The basics you need to know about a short sale. Top 10 questions.
Top 10 Frequently Asked Short Sale Questions
1. What is a real estate short sale
A real estate short sale is a form of agreement between the seller
of a home in the beginning stages of foreclosure and their lender,
allowing the home to be sold for less than the existing loan balance
outstanding. The mortgagee would accept less than the loan amount in
order to avoid a foreclosure proceeding. This short sale would
result in a substantially discounted purchase price for the buyer of
the home. The buyer would then proceed with the purchase of the home
much the same as in any conventional realty transaction.
2. How late in the pre-foreclosure process can you start a short
sale?
Depending on individual state law and regulations, a foreclosure can
proceed as quickly as 35 days from the date the notice to the
borrower is filed. For that reason, time is of the essence and you
should allow a window of no more than 60 days to effectuate a lender
approved short sale.
3. Will a lender allow a real estate short sale when the seller
has some a good amount of equity?
If the home has some considerable amount of equity, the lender may
choose to continue with a traditional foreclosure proceeding to
regain title to the property and dispose of it at a market price.

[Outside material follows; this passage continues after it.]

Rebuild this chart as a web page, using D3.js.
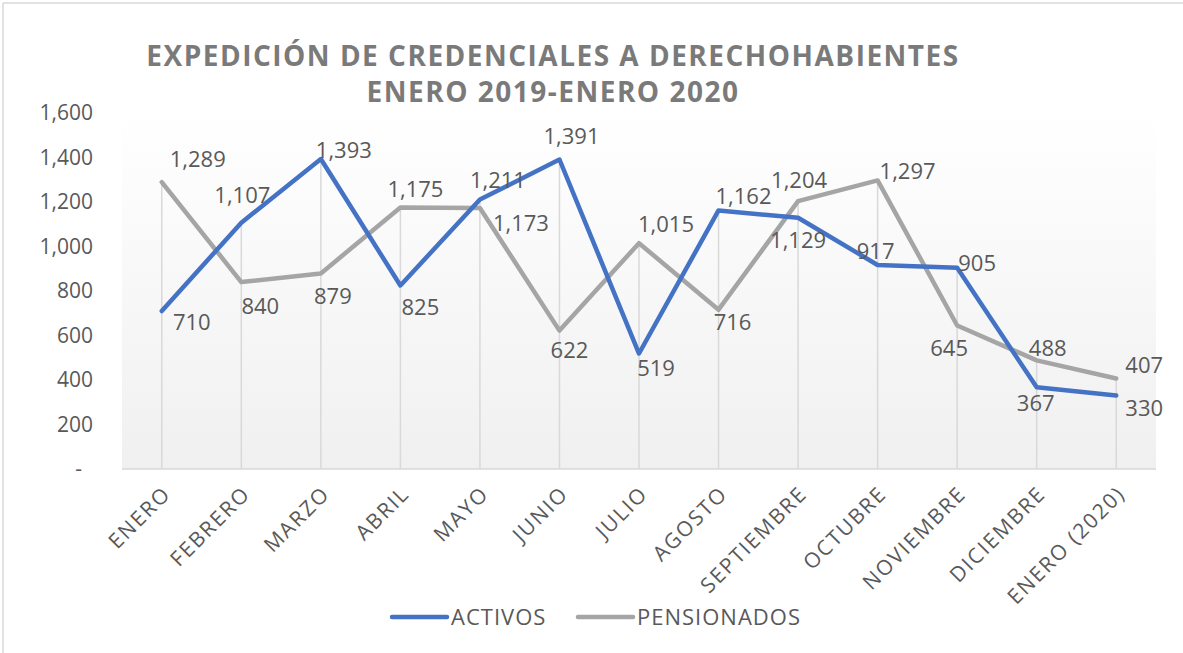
<!DOCTYPE html>
<html>
<head>
<meta charset="utf-8">
<script src="https://cdn.jsdelivr.net/npm/d3@7"></script>
<style>
  body { margin: 0; background: #fff; }
  svg text { font-family: "Open Sans", sans-serif; fill: #595959; }
</style>
</head>
<body>
<svg id="chart" width="1183" height="653"></svg>
<script>
// data
var months = ["ENERO", "FEBRERO", "MARZO", "ABRIL", "MAYO", "JUNIO", "JULIO",
              "AGOSTO", "SEPTIEMBRE", "OCTUBRE", "NOVIEMBRE", "DICIEMBRE", "ENERO (2020)"];
var activos = [710, 1107, 1393, 825, 1211, 1391, 519, 1162, 1129, 917, 905, 367, 330];
var pensionados = [1289, 840, 879, 1175, 1173, 622, 1015, 716, 1204, 1297, 645, 488, 407];
var yTicks = [0, 200, 400, 600, 800, 1000, 1200, 1400, 1600];

// label offsets (dx, dy) from each point, as the original placed them
var activosLabelPos = [[30, 11], [1, -27], [23, -9], [20, 22], [18, -19], [12, -23], [17, 15],
                       [25, -14], [0, 23], [-2, -14], [20, -4], [-1, 16], [28, 13]];
var pensionadosLabelPos = [[36, -23], [19, 24], [12, 23], [15, -18], [41, 15], [10, 20], [27, -19],
                           [14, 13], [1, -21], [30, -9], [-8, 23], [11, -12], [28, -13]];

var svg = d3.select("#chart");
var plotLeft = 122, plotRight = 1156, plotTop = 113, plotBottom = 469;

var x = d3.scalePoint().domain(months).range([plotLeft, plotRight]).padding(0.5);
var y = d3.scaleLinear().domain([0, 1600]).range([plotBottom, plotTop]);
var fmt = d3.format(",");

// border
svg.append("line").attr("x1", 3).attr("x2", 3).attr("y1", 3).attr("y2", 653)
    .style("stroke", "#d9d9d9").style("stroke-width", 1.5);
svg.append("line").attr("x1", 3).attr("x2", 1183).attr("y1", 3).attr("y2", 3)
    .style("stroke", "#d9d9d9").style("stroke-width", 1.5);

// plot background gradient
var grad = svg.append("defs").append("linearGradient")
    .attr("id", "bg").attr("x1", 0).attr("x2", 0).attr("y1", 0).attr("y2", 1);
grad.append("stop").attr("offset", "0%").attr("stop-color", "#ffffff");
grad.append("stop").attr("offset", "100%").attr("stop-color", "#f0f0f0");

svg.append("rect")
    .attr("x", plotLeft).attr("y", plotTop)
    .attr("width", plotRight - plotLeft).attr("height", plotBottom - plotTop)
    .style("fill", "url(#bg)");

// title
var title = svg.append("text")
    .style("text-anchor", "middle")
    .style("font-weight", "bold")
    .style("font-size", "28px")
    .style("letter-spacing", "1.5px")
    .style("fill", "#7a7a7a");
title.append("tspan").attr("x", 553).attr("y", 66).text("EXPEDICIÓN DE CREDENCIALES A DERECHOHABIENTES");
title.append("tspan").attr("x", 553).attr("y", 102).text("ENERO 2019-ENERO 2020");

// drop lines
svg.selectAll(".drop")
    .data(months)
    .enter().append("line")
    .attr("class", "drop")
    .attr("x1", function (d) { return x(d); })
    .attr("x2", function (d) { return x(d); })
    .attr("y1", y(0))
    .attr("y2", function (d, i) { return y(Math.max(activos[i], pensionados[i])); })
    .style("stroke", "#d9d9d9")
    .style("stroke-width", 1.5);

// x axis line
svg.append("line")
    .attr("x1", plotLeft).attr("x2", plotRight)
    .attr("y1", y(0)).attr("y2", y(0))
    .style("stroke", "#d9d9d9").style("stroke-width", 1.5);

// y tick labels
svg.selectAll(".ytick")
    .data(yTicks)
    .enter().append("text")
    .attr("class", "ytick")
    .attr("x", function (d) { return d === 0 ? 82 : 93; })
    .attr("y", function (d) { return y(d); })
    .attr("dy", "0.35em")
    .style("text-anchor", "end")
    .style("font-size", "21px")
    .text(function (d) { return d === 0 ? "-" : fmt(d); });

// x labels
svg.selectAll(".xlabel")
    .data(months)
    .enter().append("text")
    .attr("class", "xlabel")
    .attr("transform", function (d) { return "translate(" + (x(d) + 5) + "," + 490 + ") rotate(-45)"; })
    .attr("dy", "0.35em")
    .style("text-anchor", "end")
    .style("font-size", "21px")
    .style("letter-spacing", "1.8px")
    .text(function (d) { return d; });

// lines
var line = d3.line()
    .x(function (d, i) { return x(months[i]); })
    .y(function (d) { return y(d); });

svg.append("path").datum(pensionados)
    .attr("d", line)
    .style("fill", "none").style("stroke", "#a5a5a5").style("stroke-width", 4.5)
    .style("stroke-linejoin", "round").style("stroke-linecap", "round");

svg.append("path").datum(activos)
    .attr("d", line)
    .style("fill", "none").style("stroke", "#4472c4").style("stroke-width", 4.5)
    .style("stroke-linejoin", "round").style("stroke-linecap", "round");

// data labels
var addLabels = function (values, pos, cls) {
    svg.selectAll("." + cls)
        .data(values)
        .enter().append("text")
        .attr("class", cls)
        .attr("x", function (d, i) { return x(months[i]) + pos[i][0]; })
        .attr("y", function (d, i) { return y(d) + pos[i][1]; })
        .attr("dy", "0.35em")
        .style("text-anchor", "middle")
        .style("font-size", "22px")
        .text(function (d) { return fmt(d); });
}
addLabels(pensionados, pensionadosLabelPos, "lblP");
addLabels(activos, activosLabelPos, "lblA");

// legend
var legend = [["ACTIVOS", "#4472c4", 392], ["PENSIONADOS", "#a5a5a5", 578]];
legend.forEach(function (l) {
    svg.append("line")
        .attr("x1", l[2]).attr("x2", l[2] + 55)
        .attr("y1", 617).attr("y2", 617)
        .style("stroke", l[1]).style("stroke-width", 4.5).style("stroke-linecap", "round");
    svg.append("text")
        .attr("x", l[2] + 59).attr("y", 617)
        .attr("dy", "0.35em")
        .style("font-size", "22px")
        .style("letter-spacing", "1px")
        .text(l[0]);
});
</script>
</body>
</html>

Given the current state of affairs with the real estate market, the
home will most likely be over encumbered, hence the reason for the
short sale in the first place. A glut of homes for sale in the
market area of the home may make the lender think twice about taking
title to the property.
4. What documents are necessary to proceed with a short sale?
The individual documents necessary to proceed with the short sale
will depend on the lender. Typically the lender will require
hardship letter detailing the circumstances behind the short sale. A
signed, valid purchase and sales contract, preliminary HUD-1
settlement statement and a preliminary estimate of proceeds to the
lender. There may be additional requests for more detailed
information on the financial condition of the seller, ie; pay check
stubs, bank statements, a personal financial statement and monthly
budget assessment, amongst other things.
5. Will the seller’s credit rating be affected if they allow a
short sale on their property to occur?
While it is up to the individual lender to decide what to report,
what often happens is the loan will report as "paid" on their credit
report. While that good news the bad news is that there will likely
be a reference that says "settled for less than originally owed" or
something similar. It is certainly more advantageous to have the
short sale referenced than to have a foreclosure on their credit
report.
6. Will a lender allow the seller to make a profit on a short
sale?
By the nature of the transaction, the seller is not going to make a
profit on the short sale. They may have extracted equity from a
previous refinance of the home, but their current loan balance will
be higher than the selling price of the home.
7. If a seller is in bankruptcy, will that affect the short sale
of the property?
Absolutely, as most lender would not consider a short sale if the
homeowner is in the middle of a bankruptcy proceeding. Negotiating a
short sale between the parties is considered a collection activity
and such a negotiation is prohibited in bankruptcy.
8. Will the bank or lender require an appraisal on the home in a
short sale?
Most lenders will require that a full appraisal be submitted in the
short sale package. Some may only require a BPO or brokers price
opinion. The lender will need some formal assessment of the value of
the home in order to make a decision as to accept or reject the
short sale offer.
9. Are there tax implications in the short of real estate.
Much like the issue of credit reporting, the circumstances are
individual to the lender. As a short sale represents a loss for the
lender, they can report the amount lost a debt forgiveness to the
seller. If a formal tax form 1099 is filed, the seller may be
responsible for paying taxes on the amount of debt forgiveness.
10.Why would a lender allow a short sale to occur.
Quite simply, it may benefit all the parties involved in the
transaction. The seller is relieved of the home they cannot afford.
A costly foreclosure proceeding by the lender is avoided and the
buyer purchases the home at an attractive price.